FlyDubai Boeing 737-800 crashed in Russia's Rostov-on-Don on March 19

MOSCOW, April 8. /TASS/. The Interstate Aviation Committee finalizes decipering the data of conversations between pilots of FlyDubai Boeing 737-800, which crashed in Rostov-on-Don.

"We are finalizing work on putting together protocols of 2-hour sound information from the recorder onboard," the committee said.
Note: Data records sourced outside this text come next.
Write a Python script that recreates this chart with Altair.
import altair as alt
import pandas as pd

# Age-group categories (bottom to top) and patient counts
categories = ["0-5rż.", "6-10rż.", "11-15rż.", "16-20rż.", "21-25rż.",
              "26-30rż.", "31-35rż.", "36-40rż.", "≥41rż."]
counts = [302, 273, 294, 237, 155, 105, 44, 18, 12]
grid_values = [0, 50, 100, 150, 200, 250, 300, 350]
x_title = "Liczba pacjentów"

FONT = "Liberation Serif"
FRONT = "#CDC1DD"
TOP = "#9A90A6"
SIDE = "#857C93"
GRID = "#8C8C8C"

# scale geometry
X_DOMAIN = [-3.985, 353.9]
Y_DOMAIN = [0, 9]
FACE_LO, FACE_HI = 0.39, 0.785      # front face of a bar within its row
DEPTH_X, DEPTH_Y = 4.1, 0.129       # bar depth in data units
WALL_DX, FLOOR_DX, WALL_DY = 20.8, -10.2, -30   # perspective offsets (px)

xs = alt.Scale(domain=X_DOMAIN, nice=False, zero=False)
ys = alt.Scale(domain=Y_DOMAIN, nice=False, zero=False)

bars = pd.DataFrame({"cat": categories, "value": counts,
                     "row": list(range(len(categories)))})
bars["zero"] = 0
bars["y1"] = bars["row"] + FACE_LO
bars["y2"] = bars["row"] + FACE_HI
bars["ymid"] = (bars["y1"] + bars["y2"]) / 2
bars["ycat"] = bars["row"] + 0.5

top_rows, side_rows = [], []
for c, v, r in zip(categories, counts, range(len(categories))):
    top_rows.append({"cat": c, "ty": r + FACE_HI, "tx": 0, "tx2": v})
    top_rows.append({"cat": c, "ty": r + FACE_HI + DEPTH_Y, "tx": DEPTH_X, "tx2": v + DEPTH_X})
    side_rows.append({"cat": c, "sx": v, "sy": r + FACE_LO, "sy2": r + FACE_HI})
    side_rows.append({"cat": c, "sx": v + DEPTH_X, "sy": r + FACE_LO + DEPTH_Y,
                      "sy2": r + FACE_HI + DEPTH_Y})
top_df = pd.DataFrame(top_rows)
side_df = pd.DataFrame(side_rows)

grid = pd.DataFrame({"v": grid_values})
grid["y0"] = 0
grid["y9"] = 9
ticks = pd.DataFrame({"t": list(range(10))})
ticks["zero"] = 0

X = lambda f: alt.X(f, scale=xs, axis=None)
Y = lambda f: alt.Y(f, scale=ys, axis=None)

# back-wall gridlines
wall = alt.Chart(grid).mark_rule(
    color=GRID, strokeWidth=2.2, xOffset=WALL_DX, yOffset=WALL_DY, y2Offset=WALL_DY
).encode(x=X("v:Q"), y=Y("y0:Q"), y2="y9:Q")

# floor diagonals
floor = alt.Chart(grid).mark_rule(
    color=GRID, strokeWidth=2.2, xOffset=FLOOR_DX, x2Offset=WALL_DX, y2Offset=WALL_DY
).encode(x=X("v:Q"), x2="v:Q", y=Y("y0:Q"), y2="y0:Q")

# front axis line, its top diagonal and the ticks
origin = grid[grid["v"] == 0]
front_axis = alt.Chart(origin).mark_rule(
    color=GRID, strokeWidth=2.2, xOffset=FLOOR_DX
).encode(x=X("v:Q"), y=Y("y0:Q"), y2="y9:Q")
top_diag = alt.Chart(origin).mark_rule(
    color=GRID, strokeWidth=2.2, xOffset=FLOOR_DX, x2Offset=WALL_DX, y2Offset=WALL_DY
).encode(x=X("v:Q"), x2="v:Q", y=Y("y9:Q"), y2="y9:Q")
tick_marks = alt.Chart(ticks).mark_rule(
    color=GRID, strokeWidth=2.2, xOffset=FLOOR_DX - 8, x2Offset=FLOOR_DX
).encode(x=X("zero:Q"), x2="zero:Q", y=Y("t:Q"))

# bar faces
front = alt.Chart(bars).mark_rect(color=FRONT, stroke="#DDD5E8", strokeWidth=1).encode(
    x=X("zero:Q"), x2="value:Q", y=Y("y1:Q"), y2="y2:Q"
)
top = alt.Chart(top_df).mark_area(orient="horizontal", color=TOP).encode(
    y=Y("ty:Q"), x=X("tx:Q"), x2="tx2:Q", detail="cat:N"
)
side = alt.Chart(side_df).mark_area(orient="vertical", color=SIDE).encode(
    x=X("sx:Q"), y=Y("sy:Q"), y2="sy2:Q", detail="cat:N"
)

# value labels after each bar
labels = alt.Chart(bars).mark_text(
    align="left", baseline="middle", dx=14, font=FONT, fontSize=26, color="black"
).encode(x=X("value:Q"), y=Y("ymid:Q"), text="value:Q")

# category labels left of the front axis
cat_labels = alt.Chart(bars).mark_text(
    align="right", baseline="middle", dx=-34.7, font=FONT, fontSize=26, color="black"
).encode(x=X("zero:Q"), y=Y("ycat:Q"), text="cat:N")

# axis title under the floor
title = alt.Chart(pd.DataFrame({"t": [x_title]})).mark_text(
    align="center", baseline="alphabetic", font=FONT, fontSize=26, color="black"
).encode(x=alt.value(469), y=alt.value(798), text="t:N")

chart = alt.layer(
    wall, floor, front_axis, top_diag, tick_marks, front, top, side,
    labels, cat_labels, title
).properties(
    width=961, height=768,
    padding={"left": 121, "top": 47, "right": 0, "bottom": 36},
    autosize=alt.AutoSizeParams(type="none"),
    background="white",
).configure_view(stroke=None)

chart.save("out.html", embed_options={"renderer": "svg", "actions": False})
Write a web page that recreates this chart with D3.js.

The specialists will verify the contents, translate speech from the English and Spanish languages and will verify the speakers.

"The IAC laboratory will involve for this work experts from the UAE, the US and Spain," the committee said.

"According to the preliminary analysis of the information from black boxes, the aircraft’s crew was trying to land in the manual mode (autopilot was turned off) in difficult weather conditions (lower boundary of clouds at 630m, winds at 13 m/s with gusts of up to 18 m/s, slight rain showers, haze, strong turbulence and moderate wind shift)," IAC said in a statement published on its official website on Friday.

When trying to land, the crew received information from the board system about the ‘wind shift’ (strong changes of force and direction of winds) and decided to make another approach, afterwards flying near the airport awaiting for improvement in weather conditions," IAC said.

FlyDubai’s Boeing 737-800 crashed at Rostov-on-Don’s airport in the small hours on March 19 during a second attempt to land in complicated weather conditions of strong side wind and rain. The plane served regular Flight FZ 981 from Dubai. The passenger jet capable of carrying 189 passengers had 62 people onboard, including the crew. None survived. The investigation looks into several versions of the air crash: a pilot error, a technical malfunction, bad weather conditions and others.